He walked with firm determination, not looking at anyone, and went straight to the customer service desk. I robotically walked toward the grocery aisles, but couldn't help myself from watching his progress. When I saw him stand at the end of the long line at the customer service desk, I absently turned my cart and walked towards the men clothing section. I glanced around to see if there were any denim pants with flannel lining, glancing up to see if the man was still waiting in line. How would I know what size to get? Then I glanced at my children and was reminded of the ticking bomb as we approached nap-time. I felt torn.
Over the course of the minute since I saw him, I had gone through dozens of scenarios on how to approach this man and offer whatever service I could. I was also going over everything I knew of this small town community and realizing I didn't know of a single shelter or homeless service.
I decided to collect my short list of groceries first, then try to catch him in the customer service area and ask him if I could gift him a new pair of pants. I didn't know what else to do. Unfortunately when I returned to the front of the store he was no where in sight.
Later that week, a woman in my church was presenting a talk about relying on the Lord through trials. She shared with the congregation that during the economic crash of 2008 she had been evicted from her home and lived for a year in a tent by a river. I was completely transfixed by her story. I had talked with her and spent time with her daughter, but I didn't know they had gone through such a rough year. My thoughts returned to the man I saw in Walmart and I wondered how long he had been without a home. I wondered about his family and his history, and my heart ached. Maybe this was his one rough year in transition, but it had cost him dearly.
Since moving to Jonesville, I have complained a lot about my house, and the blogosphere hasn't even heard the half of it. This winter has been so brutal that I have felt imprisoned in this house many days. But my feelings have softened toward it. From the depths of my heart I am so grateful for this house. I am so grateful to have a functioning heater and enough space for my kids to run. I'm so grateful for the faucets with warm and cold water any time of day. I'm so grateful for protection from the bitter, bitter cold winds that bite at my skin and the piles and piles of snow. I'm so grateful for electricity, and lights, and big windows! In spite of it's partly dilapidated state, there's beautiful old house charm in the craft of this house. I'd rather be imprisoned in this paradise compared to the confines of a tent during windchills well below zero.

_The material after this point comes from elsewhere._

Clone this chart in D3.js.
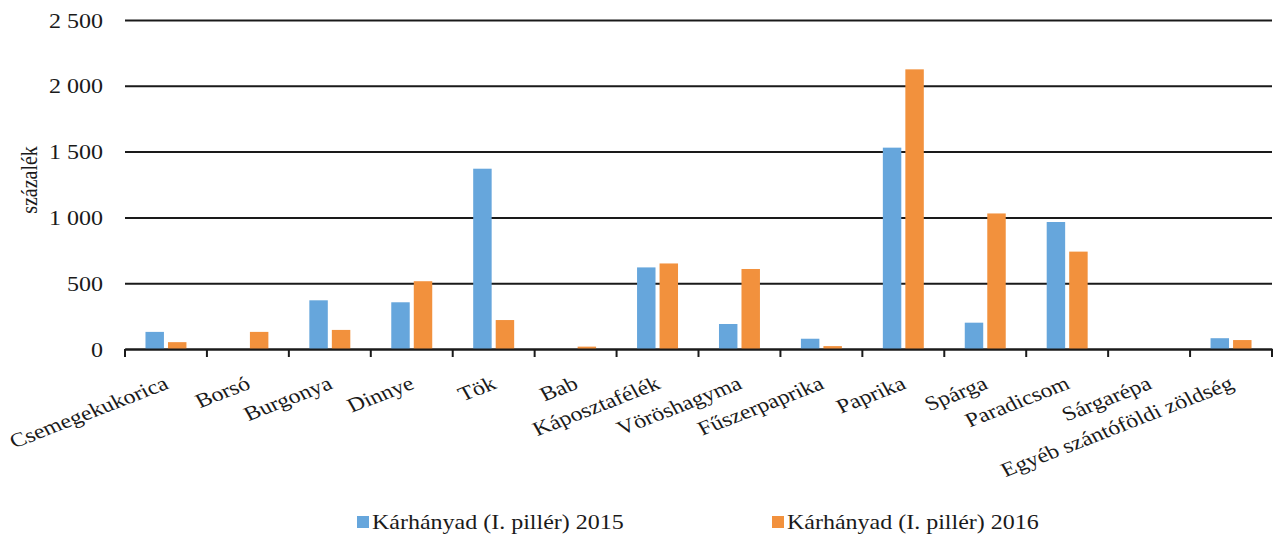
<!DOCTYPE html>
<html>
<head>
<meta charset="utf-8">
<script src="https://cdn.jsdelivr.net/npm/d3@7"></script>
<style>
  html, body { margin: 0; padding: 0; background: #fff; }
  svg { display: block; }
  text { font-family: "Liberation Serif", "Times New Roman", serif; fill: #1a1a1a; }
</style>
</head>
<body>
<div class="chart"></div>
<script>
'use strict';

var categories = ["Csemegekukorica", "Borsó", "Burgonya", "Dinnye", "Tök", "Bab",
    "Káposztafélék", "Vöröshagyma", "Fűszerpaprika", "Paprika", "Spárga",
    "Paradicsom", "Sárgarépa", "Egyéb szántóföldi zöldség"];
var values2015 = [130, 0, 370, 355, 1370, 0, 620, 190, 78, 1530, 200, 965, 0, 82];
var values2016 = [52, 130, 145, 515, 220, 18, 650, 608, 22, 2125, 1030, 740, 0, 68];
var seriesNames = ["Kárhányad (I. pillér) 2015", "Kárhányad (I. pillér) 2016"];
var seriesColors = ["#66a6dc", "#f2913d"];
var yTicks = [0, 500, 1000, 1500, 2000, 2500];
var yTickLabels = ["0", "500", "1 000", "1 500", "2 000", "2 500"];
var yTitle = "százalék";

var width = 1280, height = 536;
// the source picture is stretched sideways, so the text is too
var sx = 1.2;
var plotLeft = 125, plotRight = 1272, plotTop = 20, plotBottom = 349;

var svg = d3.select("div.chart")
    .append("svg")
    .attr("width", width)
    .attr("height", height);

var x = d3.scaleBand().domain(categories).range([plotLeft, plotRight]).padding(0);
var x1 = d3.scaleBand().domain([0, 1]).range([0, x.bandwidth()])
    .paddingInner(0.18).paddingOuter(0.91);
var y = d3.scaleLinear().domain([0, 2500]).range([plotBottom, plotTop]);

// y axis with gridlines
var yAxis = svg.append("g")
    .attr("transform", "translate(" + plotLeft + ",0)")
    .call(d3.axisLeft(y).tickValues(yTicks).tickSize(-(plotRight - plotLeft))
        .tickFormat(function(d, i) { return yTickLabels[i]; }));
yAxis.select(".domain").remove();
yAxis.selectAll(".tick line").attr("stroke", "#1a1a1a").attr("stroke-width", 2);
yAxis.selectAll(".tick text")
    .attr("x", null).attr("dy", null)
    .attr("text-anchor", "end")
    .attr("transform", "translate(-22,7) scale(" + sx + ",1)")
    .style("font-size", "20px");

// bars
var series = [values2015, values2016];
series.forEach(function(vals, s) {
    svg.append("g").selectAll("rect")
        .data(vals)
        .enter()
        .append("rect")
        .attr("x", function(d, i) { return x(categories[i]) + x1(s); })
        .attr("y", function(d) { return y(d); })
        .attr("width", x1.bandwidth())
        .attr("height", function(d) { return plotBottom - y(d); })
        .attr("fill", seriesColors[s]);
});

// x axis, labels centred in each band
var xAxis = svg.append("g")
    .attr("transform", "translate(0," + plotBottom + ")")
    .call(d3.axisBottom(x).tickSize(0).tickSizeOuter(0));
xAxis.select(".domain").attr("stroke", "#1a1a1a").attr("stroke-width", 2);
xAxis.selectAll(".tick text")
    .attr("y", null).attr("dy", null)
    .attr("text-anchor", "end")
    .attr("transform", "translate(4,39) scale(" + sx + ",1) rotate(-25)")
    .style("font-size", "20px");

// tick marks sit between the categories
var bounds = categories.map(function(c) { return x(c); }).concat([plotRight]);
svg.append("g").selectAll("line")
    .data(bounds)
    .enter()
    .append("line")
    .attr("x1", function(d) { return d; })
    .attr("x2", function(d) { return d; })
    .attr("y1", plotBottom)
    .attr("y2", plotBottom + 8)
    .attr("stroke", "#1a1a1a")
    .attr("stroke-width", 2);

// y title
svg.append("text")
    .attr("text-anchor", "middle")
    .attr("transform", "translate(37,180) scale(" + sx + ",1) rotate(-90)")
    .style("font-size", "20px")
    .text(yTitle);

// legend
var legendX = [357, 772];
var legend = svg.append("g").selectAll("g")
    .data(seriesNames)
    .enter()
    .append("g")
    .attr("transform", function(d, i) { return "translate(" + legendX[i] + ",516)"; });
legend.append("rect")
    .attr("width", 12).attr("height", 12)
    .attr("fill", function(d, i) { return seriesColors[i]; });
legend.append("text")
    .attr("transform", "translate(15,13) scale(" + sx + ",1)")
    .style("font-size", "20px")
    .text(function(d) { return d; });
</script>
</body>
</html>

Many of our doorknobs are beautiful glass antiques. |
Today we are in the midst of another arctic blast. The windchill when I woke up was -20, the temperature -8. I can't help but think of that homeless man. I've thought of him often since I saw him. I wish I had just followed my gut and bought the pants and given them to him before I hesitated. I wish I could've bought him much more. I hope some day when presented with a similar scenario I'm given a chance to try again.